HFT Isn’t The Elephant In the Room

It seems all the attorney generals of the country read Michael Lewis book and subpoenaed high frequency traders.  Populism is not a way to regulate a market.  Nobel prize winning economist Joe Stiglitz put out a hasty paper encouraging a transaction tax as a solution to the problem.

What I find when I look at the analytical differences between fresh and salt water economists is salt water economists (Stiglitz, Kruger, Schiller, Tobin, DeLong) think they can control things with regulation.   They view the world as a puppet and they are the puppet masters.  Pull this string, this happens.

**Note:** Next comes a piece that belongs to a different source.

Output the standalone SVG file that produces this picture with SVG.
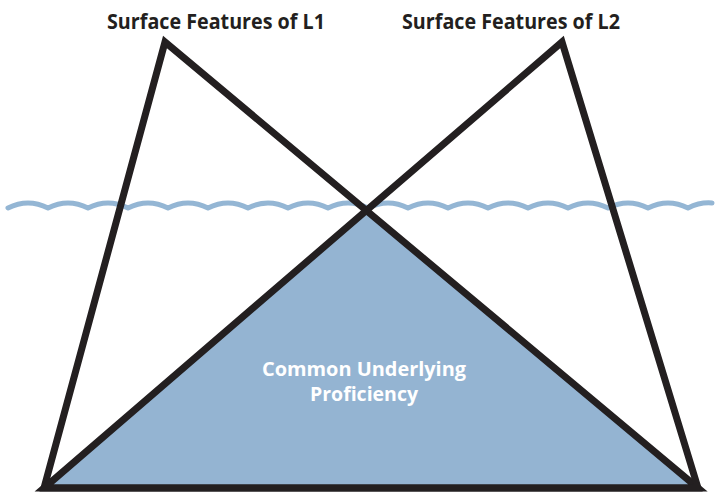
<svg xmlns="http://www.w3.org/2000/svg" width="716" height="493" viewBox="0 0 716 493">
<style>
.edge{fill:none;stroke:#231f20;stroke-width:7;stroke-linejoin:miter;stroke-linecap:butt}
.title{font-family:"Open Sans","Liberation Sans",sans-serif;font-weight:bold;font-size:21px;fill:#231f20;text-anchor:middle}
.inner{font-family:"Open Sans","Liberation Sans",sans-serif;font-weight:bold;font-size:19px;fill:#ffffff;text-anchor:middle}
.wave{fill:none;stroke:#94b6d4;stroke-width:5;stroke-linecap:round;stroke-linejoin:round}
</style>
<g id="cup">
<polygon points="366,208 44,488 698,488" fill="#94b4d2"/>
<text class="inner" x="364" y="376" textLength="204" lengthAdjust="spacingAndGlyphs">Common Underlying</text>
<text class="inner" x="364" y="401" textLength="108" lengthAdjust="spacingAndGlyphs">Proficiency</text>
</g>
<g id="waterline">
<path class="wave" d="M8,208 Q28,198 48,208 Q68,198 88,208 Q108,198 128,208 Q148,198 168,208 Q188,198 208,208 Q228,198 248,208 Q268,198 288,208 Q308,198 328,208 Q348,198 368,208 Q388,198 408,208 Q428,198 448,208 Q468,198 488,208 Q508,198 528,208 Q548,198 568,208 Q588,198 608,208 Q628,198 648,208 Q668,198 688,208 Q700,202 712,203"/>
</g>
<g id="connectors">
<polygon class="edge" points="165,42 44,488 698,488"/>
<polygon class="edge" points="562,42 44,488 698,488"/>
</g>
<g id="L1">
<text class="title" x="216" y="29" textLength="218" lengthAdjust="spacingAndGlyphs">Surface Features of L1</text>
</g>
<g id="L2">
<text class="title" x="511" y="29" textLength="218" lengthAdjust="spacingAndGlyphs">Surface Features of L2</text>
</g>
</svg>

When I read fresh water economists (Fama, Cochrane, Becker, Murphy, Rajan, Hansen, Lucas, Coase, Friedman), they layout the economic incentives and then the market decides the outcome.  Whatever the market says is the correct solution-even if we don’t like it.

Everyone analyzing HFT is chasing shiny objects, and no one is confronting the real problem, except startup exchange IEX.  I really like what they are doing.  It is too bad that US regulation is so archaic, expensive and intrusive that it’s simply too expensive and difficult to set up competing exchanges.

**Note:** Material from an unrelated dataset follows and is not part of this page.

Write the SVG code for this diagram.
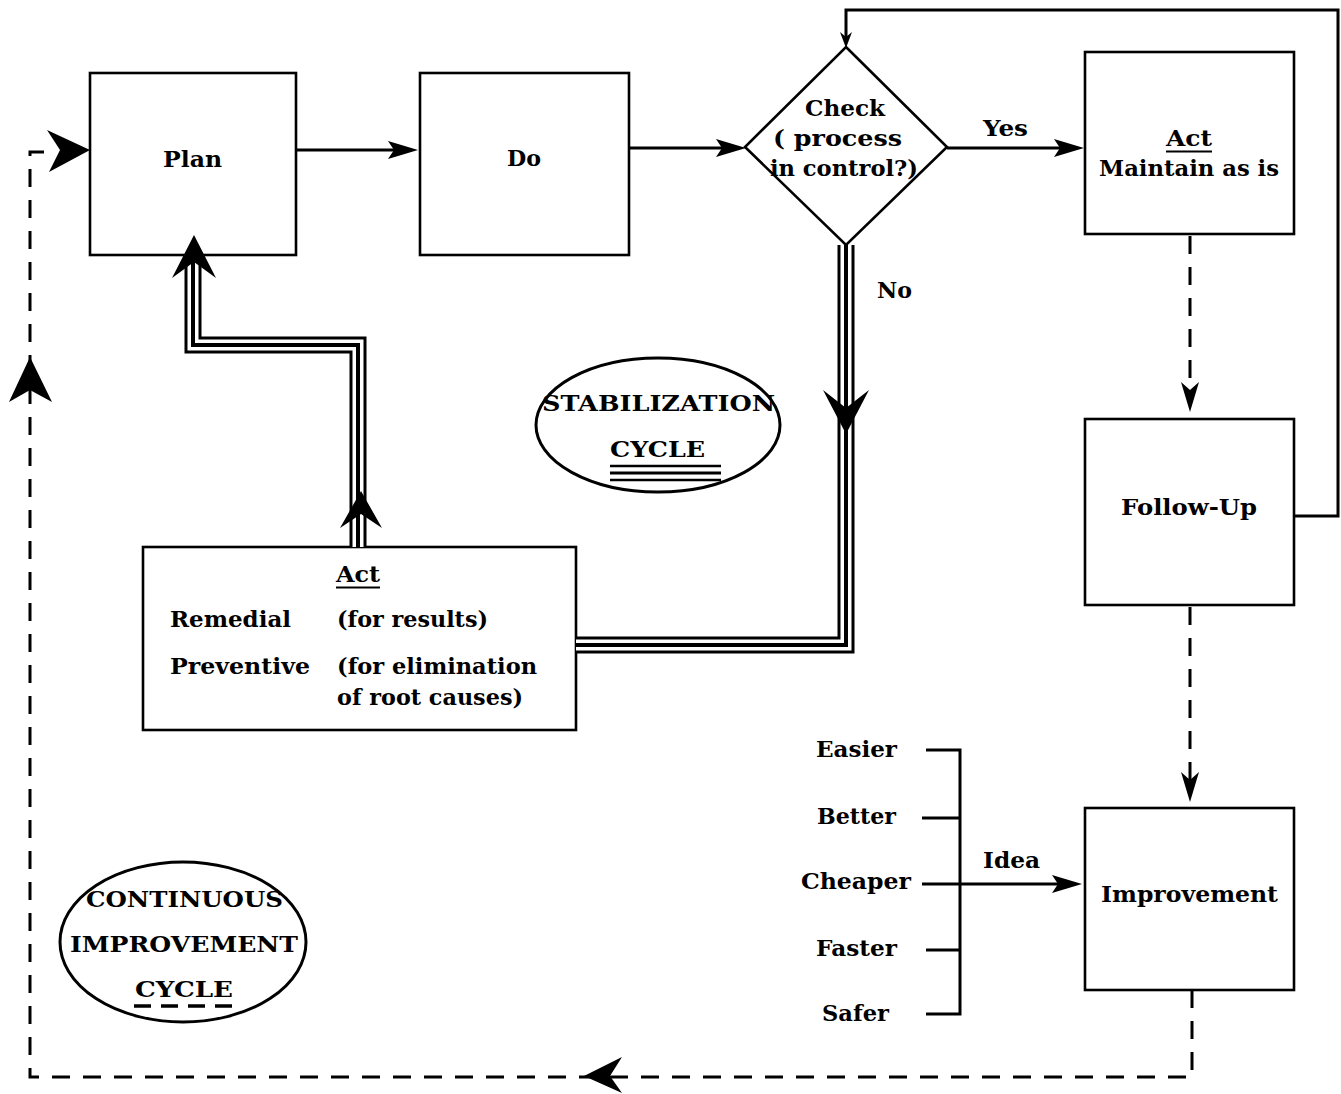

Here are things in the debate over high frequency trading that are NOT problems:

  1. Speed.  It doesn’t matter how fast the market is as long as everyone goes at the same speed.  There is an argument to be made for speed creating more efficiency if administered properly, not less.
  2. If an agent is a liquidity provider or taker.   This is very difficult to prove and every single person in the market thinks they provide liquidity.
  3. How long someone holds a trade-who cares? As long as they are assuming real risk when they trade and the market is competitive.
  4. Speculation-it doesn’t matter why people trade in a marketplace.  All that matters is everyone is treated the same.  There is a very good argument to be made that speculation improves transparency and price discovery.
  5. Price discovery.  The only thing that matters is everyone finding out information at the same time.  HFT doesn’t hurt or help price discovery.  If markets over react one way on information, efficient market theory would tell you that there is an opportunity to use that to make risk free arbitrage profit.

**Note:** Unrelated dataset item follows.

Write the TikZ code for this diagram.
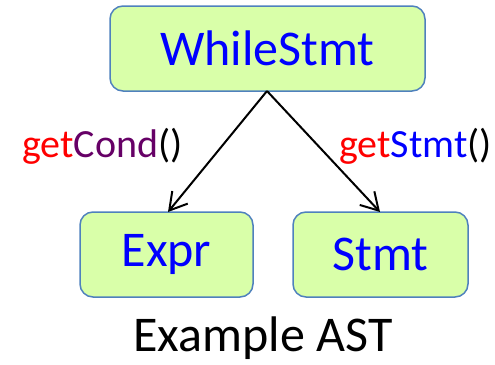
\documentclass[tikz,border=0pt]{standalone}
\usepackage{fontspec}
\setmainfont{Carlito}
\usetikzlibrary{arrows.meta}
\definecolor{boxfill}{HTML}{D9FFA9}
\definecolor{boxline}{HTML}{4F81BD}
\definecolor{txtblue}{HTML}{0000FF}
\definecolor{txtred}{HTML}{FF0000}
\definecolor{txtpurple}{HTML}{660066}
\begin{document}
\begin{tikzpicture}[x=1pt,y=-1pt,
  astbox/.style={draw=boxline, line width=1.5pt, fill=boxfill, rounded corners=13pt,
    inner sep=0pt, text=txtblue, font=\fontsize{50}{54}\selectfont},
  edge/.style={-{Straight Barb[length=17pt,width=20pt]}, line width=2pt},
  lbl/.style={inner sep=0pt, font=\fontsize{40}{44}\selectfont}]
\useasboundingbox (0,0) rectangle (495,364);
\node[astbox, minimum width=315pt, minimum height=85pt] (w) at (267.5,48.5) {WhileStmt};
\node[astbox, minimum width=173pt, minimum height=85pt] (e) at (166.5,254.5) {Expr};
\node[astbox, minimum width=175pt, minimum height=85pt] (s) at (380.5,254.5) {Stmt};
\coordinate (top) at (267,91);
\coordinate (le) at (168,212);
\coordinate (re) at (380,212);
\draw[edge] (top) -- (le);
\draw[edge] (top) -- (re);
\node[lbl, anchor=west] (lc) at (22,146) {\textcolor{txtred}{get}\textcolor{txtpurple}{Cond}()};
\node[lbl, anchor=east] (rc) at (492,146) {\textcolor{txtred}{get}\textcolor{txtblue}{Stmt}()};
\node[inner sep=0pt, font=\fontsize{50}{54}\selectfont] (cap) at (263,338) {Example AST};
\end{tikzpicture}
\end{document}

Stiglitz correctly points out markets are more volatile today than they used to be.  But it’s not total volatility but marginal volatility.  The reason isn’t HFT, but the way the market incentives and structure are formed.  There is simply less on the bid/ask than there used to be and more slippage.

Everyone’s solution to the problems on the salt water side ends up as a tax.  That is the wrong solution.  It is also vitally important to know what marketplace is being analyzed. Futures are not at all like equities.  They have different reasons for existence, and different regulatory structures.   For example, there is only one data feed in futures.

The problem we have is the market structure and regulatory framework.  Let us fix that first.  Create a system where the end user is closer to the market, eliminating middlemen.  Make the market more competitive, without ways to circumvent it or seek rents through dark pools, pay for order flow, maker/taker, price rebates etc.  Exchanges have created a tiered system within their own ecosystems to create new streams of profit.

Once we fix regulation, we can see if HFT has the same effect.  Let the market decide.  My bet is HFT won’t matter at all then.